Work to complete: Work through the listing below and count the lines that hold "chart". Answer with the number alone.

-.-.-

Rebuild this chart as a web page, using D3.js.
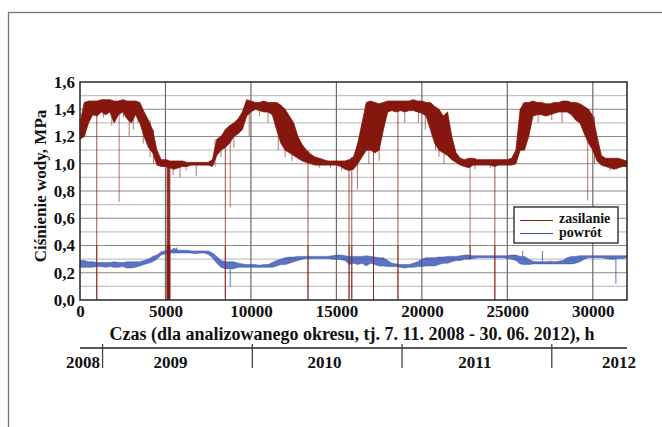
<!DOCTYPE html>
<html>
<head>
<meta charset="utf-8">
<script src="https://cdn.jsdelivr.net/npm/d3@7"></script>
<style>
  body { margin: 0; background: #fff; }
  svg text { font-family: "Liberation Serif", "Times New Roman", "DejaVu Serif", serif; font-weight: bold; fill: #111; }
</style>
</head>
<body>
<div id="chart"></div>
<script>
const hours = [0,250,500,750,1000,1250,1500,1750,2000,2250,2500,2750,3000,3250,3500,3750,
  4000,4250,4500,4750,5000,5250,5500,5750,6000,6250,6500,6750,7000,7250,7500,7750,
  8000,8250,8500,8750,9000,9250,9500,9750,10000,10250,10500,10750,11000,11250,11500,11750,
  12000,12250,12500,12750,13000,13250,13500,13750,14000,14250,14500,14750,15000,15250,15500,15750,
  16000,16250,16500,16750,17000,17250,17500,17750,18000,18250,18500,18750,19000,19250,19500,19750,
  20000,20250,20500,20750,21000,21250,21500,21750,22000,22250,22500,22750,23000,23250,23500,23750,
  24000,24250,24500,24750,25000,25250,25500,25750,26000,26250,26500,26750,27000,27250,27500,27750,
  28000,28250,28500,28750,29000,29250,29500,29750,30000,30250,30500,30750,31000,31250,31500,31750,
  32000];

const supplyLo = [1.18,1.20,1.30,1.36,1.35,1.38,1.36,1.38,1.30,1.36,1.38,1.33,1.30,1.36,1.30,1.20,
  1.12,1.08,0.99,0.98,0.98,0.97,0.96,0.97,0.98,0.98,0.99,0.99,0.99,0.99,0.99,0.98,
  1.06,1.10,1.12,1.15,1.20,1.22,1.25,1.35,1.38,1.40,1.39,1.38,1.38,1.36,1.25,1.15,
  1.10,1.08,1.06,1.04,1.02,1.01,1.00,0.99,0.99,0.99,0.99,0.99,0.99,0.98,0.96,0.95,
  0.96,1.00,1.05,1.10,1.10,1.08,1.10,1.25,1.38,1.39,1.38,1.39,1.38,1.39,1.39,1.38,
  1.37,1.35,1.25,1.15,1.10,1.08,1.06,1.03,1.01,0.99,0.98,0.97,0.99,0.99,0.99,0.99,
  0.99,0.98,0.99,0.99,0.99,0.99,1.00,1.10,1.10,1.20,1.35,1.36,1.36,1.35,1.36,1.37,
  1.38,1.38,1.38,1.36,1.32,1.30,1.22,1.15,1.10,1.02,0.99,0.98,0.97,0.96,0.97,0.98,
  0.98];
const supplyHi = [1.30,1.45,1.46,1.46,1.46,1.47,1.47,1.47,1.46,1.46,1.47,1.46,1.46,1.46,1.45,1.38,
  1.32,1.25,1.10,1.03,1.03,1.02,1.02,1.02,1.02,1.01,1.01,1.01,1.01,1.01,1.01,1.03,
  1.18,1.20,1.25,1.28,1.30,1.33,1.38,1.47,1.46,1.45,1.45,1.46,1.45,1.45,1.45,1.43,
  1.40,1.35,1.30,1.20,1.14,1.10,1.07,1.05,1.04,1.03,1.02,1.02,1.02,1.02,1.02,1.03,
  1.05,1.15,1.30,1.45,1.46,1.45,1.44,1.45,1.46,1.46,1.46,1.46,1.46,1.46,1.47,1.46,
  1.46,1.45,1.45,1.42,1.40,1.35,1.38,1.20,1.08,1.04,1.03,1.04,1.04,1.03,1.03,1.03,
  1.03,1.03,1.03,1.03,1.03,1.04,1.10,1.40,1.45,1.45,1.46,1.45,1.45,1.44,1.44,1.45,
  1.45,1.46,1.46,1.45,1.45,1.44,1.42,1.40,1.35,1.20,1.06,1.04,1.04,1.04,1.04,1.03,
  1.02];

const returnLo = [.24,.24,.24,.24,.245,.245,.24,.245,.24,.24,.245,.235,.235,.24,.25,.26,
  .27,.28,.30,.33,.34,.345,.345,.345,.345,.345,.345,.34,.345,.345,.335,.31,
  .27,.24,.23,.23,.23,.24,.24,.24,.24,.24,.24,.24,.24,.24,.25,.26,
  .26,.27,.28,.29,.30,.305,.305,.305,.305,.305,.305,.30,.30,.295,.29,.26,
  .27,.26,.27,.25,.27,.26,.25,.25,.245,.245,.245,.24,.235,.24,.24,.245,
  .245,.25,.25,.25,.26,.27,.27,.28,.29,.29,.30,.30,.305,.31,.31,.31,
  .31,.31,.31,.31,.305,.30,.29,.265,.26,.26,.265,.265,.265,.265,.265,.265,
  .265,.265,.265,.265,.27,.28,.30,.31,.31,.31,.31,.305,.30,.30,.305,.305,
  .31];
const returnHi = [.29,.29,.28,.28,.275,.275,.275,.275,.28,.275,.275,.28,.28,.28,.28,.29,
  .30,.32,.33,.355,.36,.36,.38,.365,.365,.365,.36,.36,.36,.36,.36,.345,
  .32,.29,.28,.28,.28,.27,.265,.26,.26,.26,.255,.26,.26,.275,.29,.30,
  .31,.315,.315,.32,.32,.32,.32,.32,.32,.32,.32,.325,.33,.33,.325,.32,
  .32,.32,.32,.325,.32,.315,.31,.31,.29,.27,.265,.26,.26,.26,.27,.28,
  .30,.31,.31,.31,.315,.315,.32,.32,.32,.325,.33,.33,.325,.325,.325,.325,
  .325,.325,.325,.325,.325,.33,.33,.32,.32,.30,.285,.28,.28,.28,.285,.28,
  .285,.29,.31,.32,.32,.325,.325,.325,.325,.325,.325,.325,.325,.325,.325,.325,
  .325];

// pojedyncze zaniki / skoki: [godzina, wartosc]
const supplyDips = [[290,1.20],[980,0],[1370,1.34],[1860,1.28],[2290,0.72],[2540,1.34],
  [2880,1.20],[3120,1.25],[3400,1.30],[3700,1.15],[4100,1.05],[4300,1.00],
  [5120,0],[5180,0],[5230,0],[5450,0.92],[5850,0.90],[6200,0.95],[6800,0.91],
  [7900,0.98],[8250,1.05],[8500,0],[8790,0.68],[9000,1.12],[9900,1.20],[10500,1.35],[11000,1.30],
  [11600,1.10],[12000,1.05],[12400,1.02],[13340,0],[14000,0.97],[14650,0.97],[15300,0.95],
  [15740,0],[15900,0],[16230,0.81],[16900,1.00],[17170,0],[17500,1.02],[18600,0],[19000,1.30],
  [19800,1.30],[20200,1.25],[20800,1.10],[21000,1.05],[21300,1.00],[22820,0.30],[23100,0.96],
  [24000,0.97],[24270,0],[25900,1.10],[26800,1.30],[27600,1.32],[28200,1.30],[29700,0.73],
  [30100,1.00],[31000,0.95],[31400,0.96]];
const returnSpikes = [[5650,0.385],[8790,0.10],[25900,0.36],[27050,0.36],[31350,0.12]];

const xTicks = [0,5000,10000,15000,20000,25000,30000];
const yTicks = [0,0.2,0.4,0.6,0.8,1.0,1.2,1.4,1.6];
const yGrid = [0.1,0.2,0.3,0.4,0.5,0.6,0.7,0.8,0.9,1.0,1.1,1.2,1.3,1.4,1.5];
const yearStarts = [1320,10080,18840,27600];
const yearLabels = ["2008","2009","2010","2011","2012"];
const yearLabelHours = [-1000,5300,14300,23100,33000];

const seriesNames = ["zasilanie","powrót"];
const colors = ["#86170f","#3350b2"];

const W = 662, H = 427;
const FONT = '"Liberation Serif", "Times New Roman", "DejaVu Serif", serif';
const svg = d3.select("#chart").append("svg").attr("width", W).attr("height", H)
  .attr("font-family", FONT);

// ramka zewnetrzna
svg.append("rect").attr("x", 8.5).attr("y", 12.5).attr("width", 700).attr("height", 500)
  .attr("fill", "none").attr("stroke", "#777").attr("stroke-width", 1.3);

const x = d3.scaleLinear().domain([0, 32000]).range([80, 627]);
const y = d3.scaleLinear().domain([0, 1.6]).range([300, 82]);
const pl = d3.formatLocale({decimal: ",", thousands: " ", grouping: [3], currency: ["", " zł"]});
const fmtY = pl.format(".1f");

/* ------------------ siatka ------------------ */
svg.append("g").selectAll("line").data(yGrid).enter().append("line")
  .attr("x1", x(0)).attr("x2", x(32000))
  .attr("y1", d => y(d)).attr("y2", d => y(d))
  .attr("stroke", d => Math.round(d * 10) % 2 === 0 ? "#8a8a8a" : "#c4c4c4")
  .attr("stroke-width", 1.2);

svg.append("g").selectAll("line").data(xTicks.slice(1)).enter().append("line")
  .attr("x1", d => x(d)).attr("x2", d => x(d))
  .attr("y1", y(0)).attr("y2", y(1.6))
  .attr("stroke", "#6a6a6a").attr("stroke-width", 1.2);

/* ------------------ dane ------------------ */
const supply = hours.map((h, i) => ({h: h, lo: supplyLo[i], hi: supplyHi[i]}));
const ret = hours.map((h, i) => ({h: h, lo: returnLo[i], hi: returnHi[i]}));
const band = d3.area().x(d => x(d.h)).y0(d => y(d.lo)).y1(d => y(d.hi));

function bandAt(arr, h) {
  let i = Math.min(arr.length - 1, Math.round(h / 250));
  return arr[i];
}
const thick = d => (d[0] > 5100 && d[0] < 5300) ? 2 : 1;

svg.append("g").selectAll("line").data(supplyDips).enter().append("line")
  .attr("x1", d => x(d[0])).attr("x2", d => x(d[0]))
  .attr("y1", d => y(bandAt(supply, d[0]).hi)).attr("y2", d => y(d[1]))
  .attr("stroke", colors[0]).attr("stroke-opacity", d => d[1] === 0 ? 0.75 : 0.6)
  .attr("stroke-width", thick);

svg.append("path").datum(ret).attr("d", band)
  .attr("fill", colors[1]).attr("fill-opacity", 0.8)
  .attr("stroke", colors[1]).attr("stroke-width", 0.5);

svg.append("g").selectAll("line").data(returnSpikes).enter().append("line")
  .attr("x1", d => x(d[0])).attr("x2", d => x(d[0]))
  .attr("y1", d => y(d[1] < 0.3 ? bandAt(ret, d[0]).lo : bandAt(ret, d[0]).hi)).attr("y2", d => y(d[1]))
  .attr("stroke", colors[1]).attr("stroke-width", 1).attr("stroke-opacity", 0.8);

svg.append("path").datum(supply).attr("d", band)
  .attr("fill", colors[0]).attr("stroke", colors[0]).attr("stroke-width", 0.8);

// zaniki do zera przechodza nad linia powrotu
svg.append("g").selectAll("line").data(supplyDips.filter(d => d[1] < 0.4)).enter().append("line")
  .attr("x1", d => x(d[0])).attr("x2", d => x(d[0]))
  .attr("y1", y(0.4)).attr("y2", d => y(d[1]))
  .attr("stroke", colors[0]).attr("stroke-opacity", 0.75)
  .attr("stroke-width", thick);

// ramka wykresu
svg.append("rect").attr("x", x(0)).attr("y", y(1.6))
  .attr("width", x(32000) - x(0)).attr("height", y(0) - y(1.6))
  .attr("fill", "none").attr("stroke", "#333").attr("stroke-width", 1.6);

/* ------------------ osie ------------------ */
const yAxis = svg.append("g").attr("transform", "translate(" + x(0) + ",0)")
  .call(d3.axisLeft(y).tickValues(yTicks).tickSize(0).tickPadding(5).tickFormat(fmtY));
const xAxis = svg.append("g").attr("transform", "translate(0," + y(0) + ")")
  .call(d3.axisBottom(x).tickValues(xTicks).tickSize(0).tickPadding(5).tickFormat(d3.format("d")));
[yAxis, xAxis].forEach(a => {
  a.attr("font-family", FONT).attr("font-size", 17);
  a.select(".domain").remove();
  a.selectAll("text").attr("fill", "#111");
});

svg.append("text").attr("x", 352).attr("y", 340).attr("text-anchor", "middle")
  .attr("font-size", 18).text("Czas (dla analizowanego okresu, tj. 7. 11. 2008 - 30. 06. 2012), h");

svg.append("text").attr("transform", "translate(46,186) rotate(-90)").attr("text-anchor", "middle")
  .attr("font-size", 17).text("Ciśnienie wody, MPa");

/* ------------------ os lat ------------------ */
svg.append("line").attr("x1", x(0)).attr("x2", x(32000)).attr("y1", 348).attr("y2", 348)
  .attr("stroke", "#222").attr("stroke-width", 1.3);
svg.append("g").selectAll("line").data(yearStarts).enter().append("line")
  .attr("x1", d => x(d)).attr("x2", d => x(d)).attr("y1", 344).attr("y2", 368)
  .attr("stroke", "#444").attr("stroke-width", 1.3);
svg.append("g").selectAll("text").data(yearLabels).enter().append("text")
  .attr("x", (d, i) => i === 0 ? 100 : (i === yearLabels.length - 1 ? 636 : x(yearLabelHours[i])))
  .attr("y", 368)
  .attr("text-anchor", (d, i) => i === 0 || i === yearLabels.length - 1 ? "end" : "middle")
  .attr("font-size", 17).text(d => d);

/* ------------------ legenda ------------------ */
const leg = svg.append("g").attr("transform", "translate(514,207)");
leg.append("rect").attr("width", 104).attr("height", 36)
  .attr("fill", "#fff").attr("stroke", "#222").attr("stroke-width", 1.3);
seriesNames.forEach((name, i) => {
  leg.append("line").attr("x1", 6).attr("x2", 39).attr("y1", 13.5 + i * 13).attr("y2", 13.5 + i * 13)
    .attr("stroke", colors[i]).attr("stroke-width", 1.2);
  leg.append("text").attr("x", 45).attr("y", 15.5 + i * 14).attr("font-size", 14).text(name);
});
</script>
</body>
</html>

-.-.-

Written answer: 3